TO BE DONE: Only the lines between the line holding "Write a Python" and the line holding "432, 442, 450]", both of those included, should be copied exactly; drop the pictures.

(begin)

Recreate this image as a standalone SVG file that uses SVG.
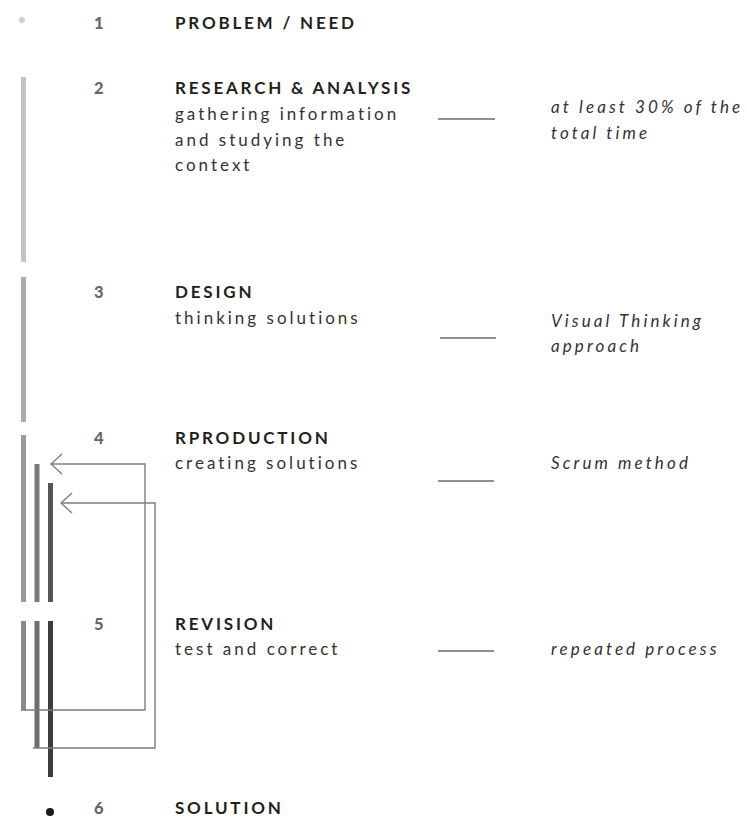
<svg xmlns="http://www.w3.org/2000/svg" width="747" height="819" viewBox="0 0 747 819">
<style>
  .num { font-family: Lato, "Liberation Sans", sans-serif; font-weight: 900; font-size: 16.5px; fill: #666; }
  .ttl { font-family: Lato, "Liberation Sans", sans-serif; font-weight: 700; font-size: 17px; fill: #231f20; letter-spacing: 2.8px; }
  .sub { font-family: Lato, "Liberation Sans", sans-serif; font-weight: 400; font-size: 17px; fill: #333; letter-spacing: 3px; }
  .note { font-family: Lato, "Liberation Sans", sans-serif; font-style: italic; font-size: 17px; fill: #333; letter-spacing: 3.1px; }
  .dash { stroke: #222; stroke-width: 1.2; }
  .loop { fill: none; stroke: #7d7d7d; stroke-width: 1.4; }
</style>
<rect width="747" height="819" fill="#fff"/>

<!-- timeline bars and end dots -->
<g id="bars">
  <rect x="21" y="77" width="5" height="185" fill="#c4c4c4"/>
  <rect x="21" y="277" width="5" height="145" fill="#acacac"/>
  <rect x="21" y="435" width="5" height="167" fill="#9a9a9a"/>
  <rect x="34.5" y="464" width="5" height="138" fill="#7a7a7a"/>
  <rect x="48" y="483" width="5" height="119" fill="#555"/>
  <rect x="21" y="621" width="5" height="89" fill="#8a8a8a"/>
  <rect x="34.5" y="621" width="5" height="127" fill="#6e6e6e"/>
  <rect x="48" y="621" width="5" height="156" fill="#3c3c3c"/>
  <circle cx="22" cy="20" r="3" fill="#cfcfcf"/>
  <circle cx="50" cy="812" r="4" fill="#1a1a1a"/>
</g>

<!-- feedback loops and note dashes -->
<g id="connectors">
  <polyline class="loop" points="21,710 145,710 145,464 51,464"/>
  <polyline class="loop" points="62,454 51,464 62,474"/>
  <polyline class="loop" points="33,748 155,748 155,503 61,503"/>
  <polyline class="loop" points="72,493 61,503 72,513"/>
  <line class="dash" x1="438" y1="119" x2="495" y2="119"/>
  <line class="dash" x1="440" y1="338" x2="496" y2="338"/>
  <line class="dash" x1="438" y1="481" x2="494" y2="481"/>
  <line class="dash" x1="438" y1="651" x2="494" y2="651"/>
</g>

<g id="step1">
  <text class="num" x="94" y="29">1</text>
  <text class="ttl" x="175" y="29">PROBLEM / NEED</text>
</g>
<g id="step2">
  <text class="num" x="94" y="94">2</text>
  <text class="ttl" x="175" y="94">RESEARCH &amp; ANALYSIS</text>
  <text class="sub" x="175" y="120">gathering information</text>
  <text class="sub" x="175" y="145.5">and studying the</text>
  <text class="sub" x="175" y="171">context</text>
  <text class="note" x="551" y="113">at least 30% of the</text>
  <text class="note" x="551" y="139">total time</text>
</g>
<g id="step3">
  <text class="num" x="94" y="298">3</text>
  <text class="ttl" x="175" y="298">DESIGN</text>
  <text class="sub" x="175" y="324">thinking solutions</text>
  <text class="note" x="551" y="327">Visual Thinking</text>
  <text class="note" x="551" y="352">approach</text>
</g>
<g id="step4">
  <text class="num" x="94" y="444">4</text>
  <text class="ttl" x="175" y="444">RPRODUCTION</text>
  <text class="sub" x="175" y="469">creating solutions</text>
  <text class="note" x="551" y="469">Scrum method</text>
</g>
<g id="step5">
  <text class="num" x="94" y="630">5</text>
  <text class="ttl" x="175" y="630">REVISION</text>
  <text class="sub" x="175" y="655">test and correct</text>
  <text class="note" x="551" y="655">repeated process</text>
</g>
<g id="step6">
  <text class="num" x="94" y="814">6</text>
  <text class="ttl" x="175" y="814">SOLUTION</text>
</g>
</svg>
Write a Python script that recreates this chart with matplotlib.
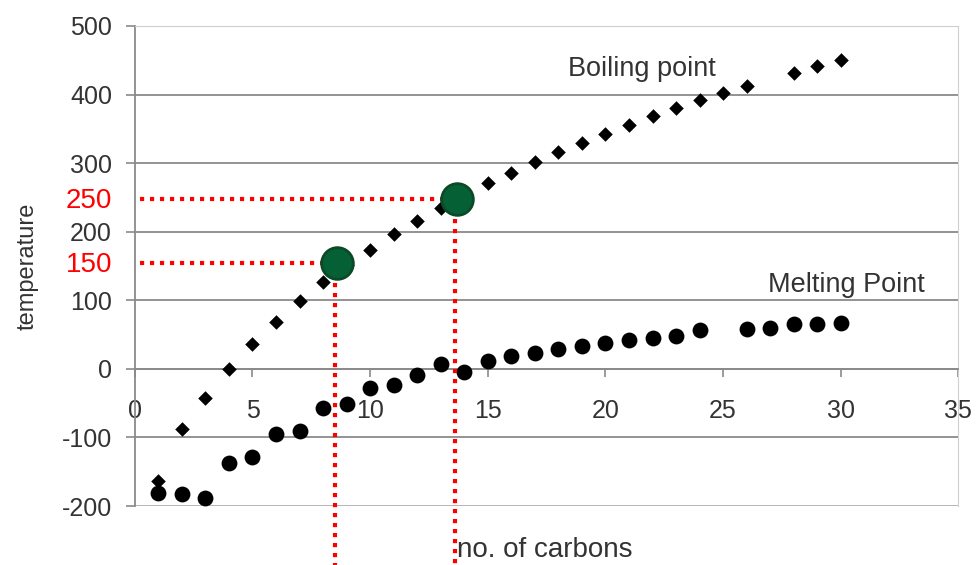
import matplotlib
matplotlib.use("Agg")
import matplotlib.pyplot as plt

plt.rcParams["font.family"] = ["Liberation Sans", "DejaVu Sans"]
plt.rcParams["axes.unicode_minus"] = False

# number of carbons and temperatures (deg C)
bp_carbons = [1, 2, 3, 4, 5, 6, 7, 8, 9, 10, 11, 12, 13, 14, 15, 16, 17, 18, 19, 20,
              21, 22, 23, 24, 25, 26, 28, 29, 30]
boiling = [-164, -88, -42, 0, 36, 69, 99, 126, 151, 174, 197, 216, 235, 254, 271, 286, 302,
           316, 330, 343, 356, 369, 380, 392, 402, 412, 432, 442, 450]

mp_carbons = [1, 2, 3, 4, 5, 6, 7, 8, 9, 10, 11, 12, 13, 14, 15, 16, 17, 18, 19, 20,
              21, 22, 23, 24, 26, 27, 28, 29, 30]
melting = [-181, -183, -189, -137, -129, -95, -90, -57, -51, -28, -24, -9, 7, -5, 12, 19, 23,
           29, 33, 38, 42, 45, 48, 56, 58, 60, 66, 65, 67]

# the two highlighted readings
hl_x = [8.6, 13.7]
hl_y = [154, 248]
hl_labels = ["150", "250"]

fig = plt.figure(figsize=(9.77, 5.65), dpi=100)
ax = fig.add_axes([0.138, 0.1044, 0.843, 0.8496])

ax.set_xlim(0, 35)
ax.set_ylim(-200, 500)
ax.set_yticks(range(-200, 501, 100))
ax.set_xticks(range(0, 36, 5))

for y in range(-100, 501, 100):
    ax.axhline(y, color="#8a8a8a", lw=1.3, zorder=1)

ax.spines["bottom"].set_position(("data", 0))
ax.spines["bottom"].set_color("#8a8a8a")
ax.spines["bottom"].set_linewidth(1.3)
ax.spines["left"].set_color("#8a8a8a")
ax.spines["left"].set_linewidth(1.3)
ax.spines["top"].set_color("#cfcfcf")
ax.spines["right"].set_color("#cfcfcf")
ax.axhline(-200, color="#b0b0b0", lw=1.3, zorder=1)

ax.tick_params(axis="y", length=6.5, width=1.2, color="#8a8a8a", pad=10,
               labelsize=18, labelcolor="#333333")
ax.tick_params(axis="x", length=6, width=1.2, color="#8a8a8a", pad=16,
               labelsize=18, labelcolor="#333333")

ax.scatter(bp_carbons, boiling, marker="D", s=55, color="black", zorder=3, linewidths=0)
ax.scatter(mp_carbons, melting, marker="o", s=130, color="black", zorder=3, linewidths=0)

ax.text(18.4, 437, "Boiling point", fontsize=19.5, color="#333333", ha="left", va="center")
ax.text(33.55, 123, "Melting Point", fontsize=19.5, color="#333333", ha="right", va="center")

ax.set_ylabel("temperature", fontsize=17, color="#333333")
ax.yaxis.set_label_coords(-0.117, 0.5)
fig.text(0.468, 0.027, "no. of carbons", fontsize=20, color="#333333", ha="left", va="center")

# red dotted guides and green markers
for x, y, lab in zip(hl_x, hl_y, hl_labels):
    ax.plot([0.2, x], [y, y], color="red", lw=3, linestyle=(0, (1, 1.4)), zorder=4,
            solid_capstyle="butt")
    ax.plot([x - 0.1, x - 0.1], [y, -290], color="red", lw=3, linestyle=(0, (1, 1.4)),
            zorder=4, clip_on=False)
    ax.scatter([x], [y], s=520, color="#056135", edgecolors="#0b4a27", linewidths=2,
               zorder=5)
    ax.text(-0.95, y - 3, lab, fontsize=20, color="red", ha="right", va="center",
            clip_on=False)

fig.savefig("out.png", dpi=100)
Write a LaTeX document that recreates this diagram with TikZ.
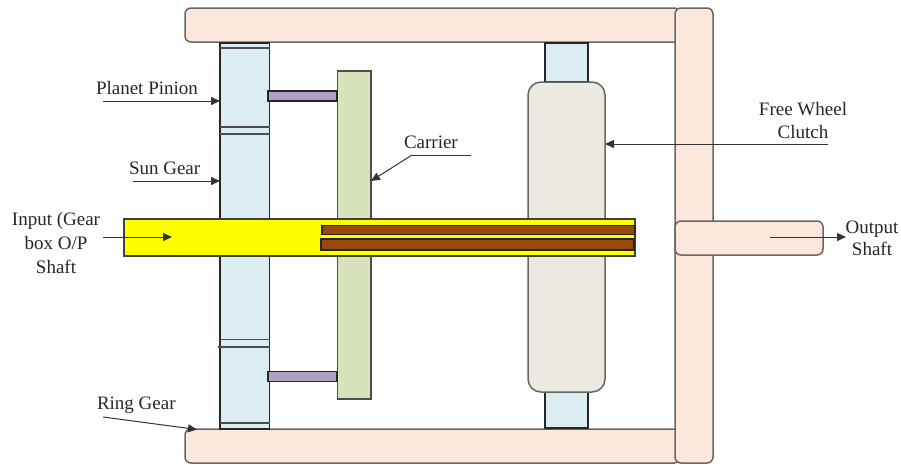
\documentclass[tikz,border=0pt]{standalone}
\usepackage{fontspec}
\setmainfont{Liberation Serif}
\usetikzlibrary{arrows.meta}
\tikzset{
  part/.style={draw=#1,line width=1.1pt,inner sep=0pt,outer sep=0pt,rectangle},
  part/.default=black!85,
  ringbox/.style={part=black!60,line width=1.5pt,fill=ringfill,rounded corners=6pt},
  gearbox/.style={part,fill=gearfill},
  linkbox/.style={part,fill=linkfill},
  brownbox/.style={part,fill=brownfill},
  toothline/.style={draw=black!70,line width=1.1pt},
  pointer/.style={draw=black!80,line width=1pt,-{Triangle[length=9pt,width=8pt]}},
  plainline/.style={draw=black!80,line width=1pt},
  lbl/.style={font=\fontsize{19}{20}\selectfont,inner sep=0pt,outer sep=0pt,text=black!85,align=center},
}
\definecolor{ringfill}{HTML}{FBE8DA}
\definecolor{gearfill}{HTML}{DBECF3}
\definecolor{linkfill}{HTML}{B0A0C4}
\definecolor{carrierfill}{HTML}{D8E3BC}
\definecolor{clutchfill}{HTML}{ECEAE0}
\definecolor{brownfill}{HTML}{984807}
\definecolor{shaftfill}{RGB}{255,255,0}
\begin{document}
\begin{tikzpicture}[x=1pt,y=-1pt]
\useasboundingbox (0,0) rectangle (901,464);
% ring gear
\node[ringbox,minimum width=495pt,minimum height=34pt] (ringtop) at (432.5,25) {};
\node[ringbox,minimum width=495pt,minimum height=34pt] (ringbot) at (432.5,446) {};
\node[ringbox,minimum width=38pt,minimum height=455pt] (ringside) at (694,235.5) {};
% gear column
\node[gearbox,minimum width=49.5pt,minimum height=386pt] (column) at (244.75,236) {};
\coordinate (t1a) at (220,48); \coordinate (t1b) at (269.5,48);
\coordinate (t2a) at (220,127); \coordinate (t2b) at (269.5,127);
\coordinate (t3a) at (220,134); \coordinate (t3b) at (269.5,134);
\coordinate (t4a) at (220,339.5); \coordinate (t4b) at (269.5,339.5);
\coordinate (t5a) at (218,347); \coordinate (t5b) at (269.5,347);
\coordinate (t6a) at (220,423); \coordinate (t6b) at (269.5,423);
\draw[toothline] (t1a) -- (t1b);
\draw[toothline] (t2a) -- (t2b);
\draw[toothline] (t3a) -- (t3b);
\draw[toothline] (t4a) -- (t4b);
\draw[toothline] (t5a) -- (t5b);
\draw[toothline] (t6a) -- (t6b);
% carrier
\node[part=black!70,fill=carrierfill,minimum width=33.5pt,minimum height=328pt] (carrier) at (354.25,235) {};
\node[linkbox,minimum width=69pt,minimum height=10pt] (linktop) at (302.5,96) {};
\node[linkbox,minimum width=69pt,minimum height=10pt] (linkbot) at (302.5,376.5) {};
% clutch
\node[gearbox,minimum width=43pt,minimum height=39pt] (rolltop) at (566.5,62.5) {};
\node[gearbox,minimum width=43pt,minimum height=40pt] (rollbot) at (566.5,408) {};
\node[part=black!60,line width=1.5pt,fill=clutchfill,rounded corners=13pt,minimum width=77pt,minimum height=310pt] (clutch) at (566.5,237) {};
% shafts
\node[part=black!75,fill=shaftfill,minimum width=511pt,minimum height=37pt] (input) at (379.5,237.5) {};
\node[brownbox,minimum width=313pt,minimum height=9pt] (sleevea) at (478.5,230) {};
\node[brownbox,minimum width=313pt,minimum height=11pt] (sleeveb) at (477.5,244.5) {};
\node[ringbox,minimum width=148pt,minimum height=34pt] (output) at (749,238) {};
% labels
\node[lbl,anchor=west] (lplanet) at (96,88) {Planet Pinion};
\node[lbl,anchor=west] (lsun) at (129,168) {Sun Gear};
\node[lbl] (linput) at (56,243) {Input (Gear\\[4pt]box O/P\\[4pt]Shaft};
\node[lbl,anchor=west] (lring) at (97,405) {Ring Gear};
\node[lbl,anchor=west] (lcarrier) at (404,142) {Carrier};
\node[lbl] (lclutch) at (803,120) {Free Wheel\\[3pt]Clutch};
\node[lbl] (loutput) at (872,238) {Output\\[2pt]Shaft};
% connectors
\coordinate (aplanet) at (103,101);
\coordinate (asun) at (133,181);
\coordinate (ainput) at (103,237);
\coordinate (binput) at (172,237);
\coordinate (aring) at (103,417);
\coordinate (bring) at (197,429.5);
\coordinate (acarrier) at (471,155);
\coordinate (bcarrier) at (412,155);
\coordinate (ccarrier) at (371,181);
\coordinate (aclutch) at (828,144);
\coordinate (aoutput) at (770,237);
\coordinate (boutput) at (846,237);
\draw[pointer] (aplanet) -- (aplanet -| column.west);
\draw[pointer] (asun) -- (asun -| column.west);
\draw[pointer] (ainput) -- (binput);
\draw[pointer] (aring) -- (bring);
\draw[plainline] (acarrier) -- (bcarrier);
\draw[pointer] (bcarrier) -- (ccarrier);
\draw[pointer] (aclutch) -- (aclutch -| clutch.east);
\draw[pointer] (aoutput) -- (boutput);
\end{tikzpicture}
\end{document}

(end)

THE REPLY:
Write a Python script that recreates this chart with matplotlib.
import matplotlib
matplotlib.use("Agg")
import matplotlib.pyplot as plt

plt.rcParams["font.family"] = ["Liberation Sans", "DejaVu Sans"]
plt.rcParams["axes.unicode_minus"] = False

# number of carbons and temperatures (deg C)
bp_carbons = [1, 2, 3, 4, 5, 6, 7, 8, 9, 10, 11, 12, 13, 14, 15, 16, 17, 18, 19, 20,
              21, 22, 23, 24, 25, 26, 28, 29, 30]
boiling = [-164, -88, -42, 0, 36, 69, 99, 126, 151, 174, 197, 216, 235, 254, 271, 286, 302,
           316, 330, 343, 356, 369, 380, 392, 402, 412, 432, 442, 450]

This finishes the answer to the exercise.